Grossel recalls an “aha moment” several years ago as she and two colleagues struggled to understand the interaction of cdk6 with another protein, Eya2.

“We were all taking different approaches to trying to understand the interaction of these two proteins. It wasn’t making sense. And one day we all sat down and were talking about it and looking at all our data. And working together like that allowed us to come up with part of the missing puzzle piece that this one protein, cdk6, is causing the Eya2 protein to be reduced. And that allowed us to take the next step in the research, to understand how that then influences cell division.”

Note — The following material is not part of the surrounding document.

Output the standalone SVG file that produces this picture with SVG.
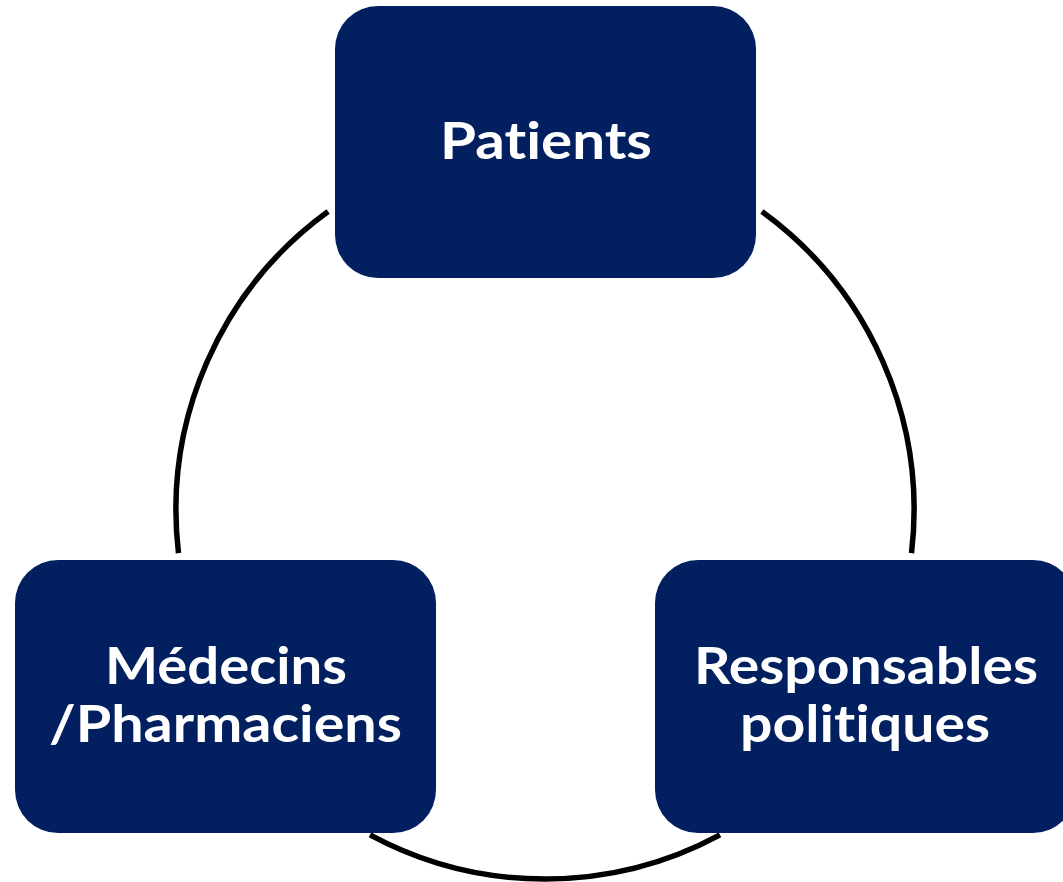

The more researchers understand cdk6, the closer they are to developing treatments for certain types of leukemia and brain tumors. Indeed, work like this has, in part, led to a newly developed drug for breast cancer by Pfizer.

“Through her work, we are gaining a better understanding of what goes awry during tumor development,” says one of Grossel’s former students, Vasilena Gocheva ’04, collaborative programs manager at the Koch Institute for Integrative Cancer Research at MIT, which has five current and former faculty who have been awarded the Nobel Prize.

“Martha works in a very important area of cancer research and her findings have helped move the field forward. By elucidating novel functions of cyclin dependent kinases, her research could lead to new therapeutic options.

“Working with Martha was the single most important experience for me at Connecticut College,” Gocheva says.

“She is the one who inspired me to go into cancer research. She challenged me to think independently and taught me how to problem solve. Martha truly cares about her students and their future, and also gave me a lot of guidance, and that didn’t stop when I left Conn.”

Grossel says that networking with colleagues such as Gocheva and others helps keep her fresh.

“The world I live in, cancer research, moves so fast that it’s hard to stay on top of it because I teach so much.” The networking “really helps me stay in touch with what’s going on and keeps my science up to date.”

I am certain that [educating these students] will be the biggest contribution I make to cancer research.

Martha Grossel

Work in the lab, of course, directly leads to gains in cancer research. But in an indirect way, Grossel’s time in the classroom helps both her and her future scientists become better researchers. It’s a symbiotic relationship that is central to Connecticut College—rather than just focusing on strictly grants and research.

“The research informs the teaching. I would be in the Dark Ages if I hadn’t kept up on my field,” Grossel says. “And the way teaching helps me is it keeps me sane. It’s rewarding, it’s gratifying, it reminds me of the scientific basics. I get to see cancer research from the fresh perspectives of the students.”

The combination, as well as Conn’s position as a liberal arts school that excels in the sciences, means future generations of cancer researchers. In fact, to date, 21 of her students have participated in her cancer research. Of those, 33 percent have completed or are enrolled in doctorate programs; another 33 percent have earned medical, veterinary, dental or nurse practitioner degrees; and 25 percent are pursuing careers in science or teaching.

“Studies have shown that science students at liberal arts colleges do so well because they have this really close relationship with mentors,” Grossel says.

“Students see firsthand, from us, what we’re doing. There really is an advantage to learning directly from scientists, rather than graduate students or teaching assistants, but also side-by-side with the skills of writing and reading and problem solving that they get in the classroom.

“I challenge them and push them. I bet sometimes they don’t like me so much because of that, but I push them to think and to analyze,” Grossel says.

“At Connecticut College, it’s not just take this and memorize it and give it back to me on the exam. And, boy, that’s difficult for students who haven’t ever had that before.”

Grossel has found this approach bears fruit later; the students, after all, will be the ones trying to stop cancer
from killing.

“It is so gratifying to see them go on in science after introducing them to the excitement of discovery here in my lab,” Grossel says.

“I am certain that [educating these students] will be the biggest contribution I make to cancer research.”